WRITTEN REQUEST: Beneath this task is a listing. State how many of its lines include the string "with", giving nothing but the number.

GIVEN DATA:
## Start
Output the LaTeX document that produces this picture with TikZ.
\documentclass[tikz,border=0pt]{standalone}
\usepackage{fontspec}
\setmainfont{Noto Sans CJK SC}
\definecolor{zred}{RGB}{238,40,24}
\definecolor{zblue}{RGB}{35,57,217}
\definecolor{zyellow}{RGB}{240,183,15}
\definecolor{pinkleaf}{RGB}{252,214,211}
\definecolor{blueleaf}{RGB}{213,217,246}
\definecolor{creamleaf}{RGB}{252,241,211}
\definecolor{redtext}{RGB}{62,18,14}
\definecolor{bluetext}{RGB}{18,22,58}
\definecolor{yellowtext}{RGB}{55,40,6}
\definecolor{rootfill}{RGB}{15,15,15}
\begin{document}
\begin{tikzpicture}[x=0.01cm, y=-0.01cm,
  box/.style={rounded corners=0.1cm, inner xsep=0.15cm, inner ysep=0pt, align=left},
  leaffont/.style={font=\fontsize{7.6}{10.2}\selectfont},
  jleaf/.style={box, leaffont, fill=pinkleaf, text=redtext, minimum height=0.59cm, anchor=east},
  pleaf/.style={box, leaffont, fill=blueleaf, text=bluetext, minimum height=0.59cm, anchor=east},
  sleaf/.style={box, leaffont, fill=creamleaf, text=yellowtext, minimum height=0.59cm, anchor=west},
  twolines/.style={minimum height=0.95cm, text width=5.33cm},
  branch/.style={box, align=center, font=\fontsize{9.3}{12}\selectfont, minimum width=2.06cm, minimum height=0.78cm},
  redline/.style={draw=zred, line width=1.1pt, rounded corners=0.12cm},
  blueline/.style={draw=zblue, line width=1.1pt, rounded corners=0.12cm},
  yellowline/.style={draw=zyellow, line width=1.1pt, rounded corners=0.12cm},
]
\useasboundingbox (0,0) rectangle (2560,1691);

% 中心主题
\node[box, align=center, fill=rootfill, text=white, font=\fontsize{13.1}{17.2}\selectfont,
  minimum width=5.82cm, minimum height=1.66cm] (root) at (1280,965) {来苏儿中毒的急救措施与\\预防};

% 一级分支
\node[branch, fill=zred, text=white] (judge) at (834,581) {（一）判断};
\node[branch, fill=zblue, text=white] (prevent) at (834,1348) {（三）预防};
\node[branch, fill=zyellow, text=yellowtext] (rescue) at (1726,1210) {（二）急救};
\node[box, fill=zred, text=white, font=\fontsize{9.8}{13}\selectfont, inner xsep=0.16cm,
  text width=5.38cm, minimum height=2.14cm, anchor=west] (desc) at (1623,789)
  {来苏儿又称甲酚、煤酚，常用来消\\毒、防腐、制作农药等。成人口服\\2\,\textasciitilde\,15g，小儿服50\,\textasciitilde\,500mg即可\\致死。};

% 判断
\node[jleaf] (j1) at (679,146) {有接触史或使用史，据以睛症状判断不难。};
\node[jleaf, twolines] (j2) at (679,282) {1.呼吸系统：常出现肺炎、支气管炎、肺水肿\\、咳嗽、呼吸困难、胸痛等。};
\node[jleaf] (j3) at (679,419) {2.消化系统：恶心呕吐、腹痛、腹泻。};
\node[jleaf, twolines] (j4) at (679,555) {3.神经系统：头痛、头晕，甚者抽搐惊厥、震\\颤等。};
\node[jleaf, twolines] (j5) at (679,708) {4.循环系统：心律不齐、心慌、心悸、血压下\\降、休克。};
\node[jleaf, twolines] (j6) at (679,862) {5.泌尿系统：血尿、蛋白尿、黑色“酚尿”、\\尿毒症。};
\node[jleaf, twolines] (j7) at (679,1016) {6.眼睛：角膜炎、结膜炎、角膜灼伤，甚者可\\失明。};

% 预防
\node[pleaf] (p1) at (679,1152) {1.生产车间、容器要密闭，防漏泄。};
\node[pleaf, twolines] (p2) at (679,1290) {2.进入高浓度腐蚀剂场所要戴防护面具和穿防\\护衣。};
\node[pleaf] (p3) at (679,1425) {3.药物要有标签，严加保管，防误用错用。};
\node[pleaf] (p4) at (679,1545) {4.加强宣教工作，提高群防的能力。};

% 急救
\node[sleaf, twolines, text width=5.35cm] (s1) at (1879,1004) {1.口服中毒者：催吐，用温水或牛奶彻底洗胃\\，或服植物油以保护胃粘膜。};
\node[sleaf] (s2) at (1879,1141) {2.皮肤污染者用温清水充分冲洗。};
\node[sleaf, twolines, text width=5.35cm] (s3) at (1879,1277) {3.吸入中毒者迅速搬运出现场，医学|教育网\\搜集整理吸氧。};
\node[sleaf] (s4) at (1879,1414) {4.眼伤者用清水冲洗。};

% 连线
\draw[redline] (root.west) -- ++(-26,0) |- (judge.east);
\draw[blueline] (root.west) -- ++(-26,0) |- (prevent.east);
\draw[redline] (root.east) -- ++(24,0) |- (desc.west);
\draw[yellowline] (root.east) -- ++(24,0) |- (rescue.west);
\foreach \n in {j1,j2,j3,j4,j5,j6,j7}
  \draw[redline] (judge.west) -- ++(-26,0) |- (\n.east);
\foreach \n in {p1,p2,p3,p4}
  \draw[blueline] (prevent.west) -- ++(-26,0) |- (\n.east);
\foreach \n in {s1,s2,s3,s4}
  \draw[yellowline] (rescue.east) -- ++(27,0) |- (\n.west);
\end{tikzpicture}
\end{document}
## End
## Start
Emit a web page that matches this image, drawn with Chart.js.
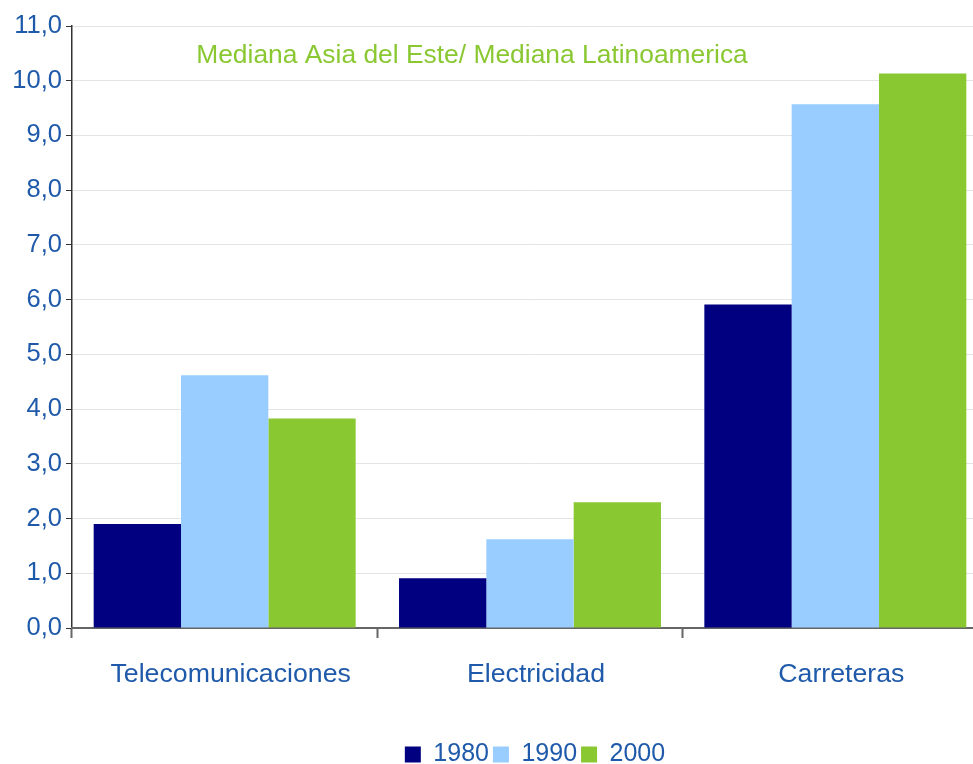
## End
WORKED SOLUTION: 2